ANDRZEJ SOŁDRA: SZYKUJĄ SIĘ ZMIANY

Piotr Fajks, Informacja własna

2016-03-29

- Do dnia dzisiejszego nie mogę pogodzić się z tamtą porażkę. Gdy oglądam moją postawę w walce z Gargulą, to ręce mi opadają. To jest jakaś masakra. Szykują się zmiany - nie ukrywa Andrzej Sołdra (12-3-1, 5 KO), który 18 marca podczas gali w Żyrardowie dość nieoczekiwanie uległ na punkty po nudnej i brzydkiej walce Tomaszowi Garguli (18-1-1, 5 KO).

- Nie wiem co się ze mną stało. Nie chcę nic ujmować Tomkowi, ale tę walkę powinienem wygrać choćby samym lewym prostym. Zresztą nawet nie ma czego komentować. Brakowało dosłownie wszystkiego. Nic co było wcześniej zakładane wspólnie ze sztabem szkoleniowym nie miało przełożenia w ringu - analizuje pięściarz z Nowego Sącza.

- Szykują się spore zmiany, o których na dzień dzisiejszy nie chce jeszcze głośno mówić. Tak jak jest teraz być nie może. Czuję, że moja kariera ma tendencję spadkową i muszę zrobić wszystko, żeby wrócić do dyspozycji sprzed feralnej kontuzji. Tuż po porażce miałem myśli o zakończeniu kariery, bo muszę przyznać, że ta przegrana gorzej mi siedzi w głowie niż dotkliwa klęska chociażby z Vincentem Feigenbutzem. Aktualnie przebywam w swoim rodzinnym mieście i już wkrótce rozpocznę treningi siłowe.
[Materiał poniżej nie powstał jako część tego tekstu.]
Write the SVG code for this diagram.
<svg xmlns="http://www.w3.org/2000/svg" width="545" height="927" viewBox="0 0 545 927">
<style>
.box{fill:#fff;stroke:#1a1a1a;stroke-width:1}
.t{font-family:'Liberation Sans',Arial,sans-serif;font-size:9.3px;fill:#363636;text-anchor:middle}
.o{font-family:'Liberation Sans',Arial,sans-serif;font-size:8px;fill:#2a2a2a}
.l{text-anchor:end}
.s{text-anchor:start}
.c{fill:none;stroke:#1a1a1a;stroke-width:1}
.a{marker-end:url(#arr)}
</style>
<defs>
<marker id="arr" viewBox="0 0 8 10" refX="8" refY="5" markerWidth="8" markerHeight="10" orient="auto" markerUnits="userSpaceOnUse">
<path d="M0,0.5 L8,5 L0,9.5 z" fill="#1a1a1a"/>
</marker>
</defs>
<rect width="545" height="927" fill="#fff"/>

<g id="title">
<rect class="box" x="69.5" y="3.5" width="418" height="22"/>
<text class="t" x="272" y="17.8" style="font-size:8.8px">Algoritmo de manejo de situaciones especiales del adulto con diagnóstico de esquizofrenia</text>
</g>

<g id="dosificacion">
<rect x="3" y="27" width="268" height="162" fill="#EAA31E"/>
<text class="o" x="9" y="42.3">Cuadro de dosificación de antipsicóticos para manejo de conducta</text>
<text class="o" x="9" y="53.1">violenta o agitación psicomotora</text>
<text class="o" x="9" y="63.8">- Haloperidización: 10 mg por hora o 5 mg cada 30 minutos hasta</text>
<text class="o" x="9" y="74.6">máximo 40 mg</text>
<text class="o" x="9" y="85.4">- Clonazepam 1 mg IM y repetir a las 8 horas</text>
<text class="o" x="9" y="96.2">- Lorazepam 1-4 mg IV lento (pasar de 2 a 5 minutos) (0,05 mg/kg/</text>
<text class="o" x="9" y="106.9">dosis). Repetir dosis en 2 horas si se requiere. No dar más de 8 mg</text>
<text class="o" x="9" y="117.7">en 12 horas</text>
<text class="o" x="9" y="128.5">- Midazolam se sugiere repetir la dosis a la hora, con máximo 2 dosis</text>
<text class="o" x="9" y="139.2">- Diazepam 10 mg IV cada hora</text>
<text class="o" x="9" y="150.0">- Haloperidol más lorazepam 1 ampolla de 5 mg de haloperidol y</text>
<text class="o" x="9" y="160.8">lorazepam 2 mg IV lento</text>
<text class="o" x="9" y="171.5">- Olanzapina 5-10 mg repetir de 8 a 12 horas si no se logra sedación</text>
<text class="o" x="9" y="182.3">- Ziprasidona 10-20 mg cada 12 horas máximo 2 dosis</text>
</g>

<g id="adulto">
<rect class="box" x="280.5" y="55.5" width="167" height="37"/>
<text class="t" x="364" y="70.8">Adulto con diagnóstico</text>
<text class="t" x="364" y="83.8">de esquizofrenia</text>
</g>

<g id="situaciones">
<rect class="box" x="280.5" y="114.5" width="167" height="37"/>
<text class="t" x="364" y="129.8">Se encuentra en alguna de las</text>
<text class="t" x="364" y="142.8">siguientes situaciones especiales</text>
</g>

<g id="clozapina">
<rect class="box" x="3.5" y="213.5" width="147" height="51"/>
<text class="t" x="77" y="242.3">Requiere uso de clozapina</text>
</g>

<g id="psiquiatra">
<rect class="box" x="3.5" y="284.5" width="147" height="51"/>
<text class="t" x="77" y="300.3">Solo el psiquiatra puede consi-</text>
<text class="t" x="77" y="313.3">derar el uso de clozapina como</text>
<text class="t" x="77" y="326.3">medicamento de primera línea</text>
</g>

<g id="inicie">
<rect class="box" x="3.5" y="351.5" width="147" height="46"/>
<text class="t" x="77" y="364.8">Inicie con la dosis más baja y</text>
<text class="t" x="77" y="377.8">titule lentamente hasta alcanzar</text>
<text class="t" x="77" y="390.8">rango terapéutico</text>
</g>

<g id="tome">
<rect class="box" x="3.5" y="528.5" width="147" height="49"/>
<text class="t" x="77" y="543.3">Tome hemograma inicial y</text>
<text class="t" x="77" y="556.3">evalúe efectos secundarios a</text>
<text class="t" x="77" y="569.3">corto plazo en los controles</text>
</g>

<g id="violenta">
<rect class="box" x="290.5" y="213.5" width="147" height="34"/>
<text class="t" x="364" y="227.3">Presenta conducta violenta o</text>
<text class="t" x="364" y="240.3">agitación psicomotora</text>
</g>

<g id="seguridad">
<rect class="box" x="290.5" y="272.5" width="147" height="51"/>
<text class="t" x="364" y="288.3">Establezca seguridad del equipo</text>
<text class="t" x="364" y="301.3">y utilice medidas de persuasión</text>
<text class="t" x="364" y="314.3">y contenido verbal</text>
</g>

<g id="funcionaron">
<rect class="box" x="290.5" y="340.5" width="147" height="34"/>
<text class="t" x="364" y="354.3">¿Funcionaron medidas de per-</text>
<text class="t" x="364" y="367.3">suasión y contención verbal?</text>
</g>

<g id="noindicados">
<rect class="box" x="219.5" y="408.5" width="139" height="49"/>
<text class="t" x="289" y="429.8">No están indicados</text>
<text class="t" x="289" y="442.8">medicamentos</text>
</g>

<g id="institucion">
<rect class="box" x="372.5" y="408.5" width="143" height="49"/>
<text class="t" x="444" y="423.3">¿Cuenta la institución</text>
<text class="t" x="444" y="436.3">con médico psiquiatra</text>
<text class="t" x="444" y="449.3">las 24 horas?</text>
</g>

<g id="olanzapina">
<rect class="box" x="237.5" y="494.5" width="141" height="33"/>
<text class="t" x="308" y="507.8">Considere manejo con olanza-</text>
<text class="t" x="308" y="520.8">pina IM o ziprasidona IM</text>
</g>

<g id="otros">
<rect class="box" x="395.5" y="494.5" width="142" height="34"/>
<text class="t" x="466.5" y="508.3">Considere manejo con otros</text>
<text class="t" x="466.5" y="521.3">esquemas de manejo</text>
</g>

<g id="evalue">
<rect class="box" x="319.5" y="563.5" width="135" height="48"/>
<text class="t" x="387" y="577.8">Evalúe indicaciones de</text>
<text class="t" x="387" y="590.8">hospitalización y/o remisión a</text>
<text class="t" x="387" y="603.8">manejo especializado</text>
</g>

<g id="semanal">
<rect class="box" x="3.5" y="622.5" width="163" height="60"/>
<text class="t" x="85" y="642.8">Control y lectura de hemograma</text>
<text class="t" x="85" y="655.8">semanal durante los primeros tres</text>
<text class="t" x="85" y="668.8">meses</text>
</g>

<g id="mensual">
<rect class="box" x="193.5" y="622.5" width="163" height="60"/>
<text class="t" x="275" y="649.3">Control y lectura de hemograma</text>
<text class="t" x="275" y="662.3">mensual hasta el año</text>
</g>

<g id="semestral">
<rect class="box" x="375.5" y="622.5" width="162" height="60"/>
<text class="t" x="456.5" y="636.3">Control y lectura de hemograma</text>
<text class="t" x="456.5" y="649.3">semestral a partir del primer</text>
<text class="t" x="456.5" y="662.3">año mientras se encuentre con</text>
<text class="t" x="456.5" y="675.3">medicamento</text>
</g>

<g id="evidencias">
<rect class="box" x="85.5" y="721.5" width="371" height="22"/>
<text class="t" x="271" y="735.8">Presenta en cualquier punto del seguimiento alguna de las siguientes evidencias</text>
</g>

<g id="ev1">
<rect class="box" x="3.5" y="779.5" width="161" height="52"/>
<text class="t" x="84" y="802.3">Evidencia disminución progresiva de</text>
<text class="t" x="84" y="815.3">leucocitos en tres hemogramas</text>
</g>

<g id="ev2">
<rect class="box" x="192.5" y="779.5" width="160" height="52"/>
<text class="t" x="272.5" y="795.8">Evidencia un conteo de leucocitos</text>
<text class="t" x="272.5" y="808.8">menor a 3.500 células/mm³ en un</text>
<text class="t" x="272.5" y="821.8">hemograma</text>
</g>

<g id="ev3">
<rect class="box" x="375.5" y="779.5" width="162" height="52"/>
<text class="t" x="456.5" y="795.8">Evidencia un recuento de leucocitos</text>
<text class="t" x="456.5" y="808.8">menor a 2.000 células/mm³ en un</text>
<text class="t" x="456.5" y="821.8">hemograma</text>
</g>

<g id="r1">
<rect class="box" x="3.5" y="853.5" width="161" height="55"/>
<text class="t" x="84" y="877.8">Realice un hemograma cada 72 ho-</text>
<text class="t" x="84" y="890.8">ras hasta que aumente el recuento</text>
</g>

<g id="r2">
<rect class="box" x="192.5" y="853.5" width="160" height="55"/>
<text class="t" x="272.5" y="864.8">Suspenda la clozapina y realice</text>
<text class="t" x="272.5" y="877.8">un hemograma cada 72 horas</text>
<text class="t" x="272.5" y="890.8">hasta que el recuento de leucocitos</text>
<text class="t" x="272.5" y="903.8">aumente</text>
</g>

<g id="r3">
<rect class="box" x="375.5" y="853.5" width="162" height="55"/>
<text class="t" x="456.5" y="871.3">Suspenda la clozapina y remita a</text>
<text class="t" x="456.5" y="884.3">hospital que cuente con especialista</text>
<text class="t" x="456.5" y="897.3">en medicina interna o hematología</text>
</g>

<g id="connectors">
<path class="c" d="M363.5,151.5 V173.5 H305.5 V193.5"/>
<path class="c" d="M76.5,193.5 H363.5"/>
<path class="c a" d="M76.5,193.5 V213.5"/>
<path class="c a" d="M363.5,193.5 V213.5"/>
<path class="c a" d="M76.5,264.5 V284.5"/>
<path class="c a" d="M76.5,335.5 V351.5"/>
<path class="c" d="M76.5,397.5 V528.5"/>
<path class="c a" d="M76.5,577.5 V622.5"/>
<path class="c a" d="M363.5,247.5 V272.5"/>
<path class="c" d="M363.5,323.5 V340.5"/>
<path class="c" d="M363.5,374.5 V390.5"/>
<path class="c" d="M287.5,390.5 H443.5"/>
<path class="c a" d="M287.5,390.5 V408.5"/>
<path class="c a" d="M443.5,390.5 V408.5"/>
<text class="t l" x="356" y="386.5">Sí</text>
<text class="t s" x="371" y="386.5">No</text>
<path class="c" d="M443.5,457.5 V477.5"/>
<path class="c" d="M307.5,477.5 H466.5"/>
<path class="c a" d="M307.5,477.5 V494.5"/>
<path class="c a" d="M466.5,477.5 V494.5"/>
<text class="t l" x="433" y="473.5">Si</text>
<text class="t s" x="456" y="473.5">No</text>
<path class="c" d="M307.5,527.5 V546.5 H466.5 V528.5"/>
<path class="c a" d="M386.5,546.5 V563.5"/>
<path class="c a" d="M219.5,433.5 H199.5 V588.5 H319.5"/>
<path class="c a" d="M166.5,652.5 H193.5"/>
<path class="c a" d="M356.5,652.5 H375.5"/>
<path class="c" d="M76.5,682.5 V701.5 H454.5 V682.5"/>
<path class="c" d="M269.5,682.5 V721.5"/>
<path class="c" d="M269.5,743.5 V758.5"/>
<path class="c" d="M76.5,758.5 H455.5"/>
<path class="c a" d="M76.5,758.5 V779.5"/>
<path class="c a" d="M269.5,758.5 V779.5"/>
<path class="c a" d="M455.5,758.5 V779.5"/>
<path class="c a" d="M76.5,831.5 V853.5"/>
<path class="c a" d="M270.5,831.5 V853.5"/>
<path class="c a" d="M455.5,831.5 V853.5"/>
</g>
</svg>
W ostatnim czasie miałem okazję chwilę porozmawiać z moim promotorem Tomaszem Babilońskim, który mój pojedynek podsumował krótko i dosadnie "Horror z lat 80.". Nie wiem kiedy wrócę między liny. Na pewno występ w Szczecinie odpada. Teraz znowu będę musiał wspinać się małymi kroczkami do góry, ale wiem jedno, że zrobię wszystko co w mojej mocy, żeby wrócić lepszym. Wyciągnę odpowiednie wnioski, zacznę wszystko od nowa i mam nadzieję, że dam jeszcze kibicom nie jedną emocjonującą walkę, chociażby taką jak przed dwoma laty z Dawidem Kosteckim - dodał Sołdra.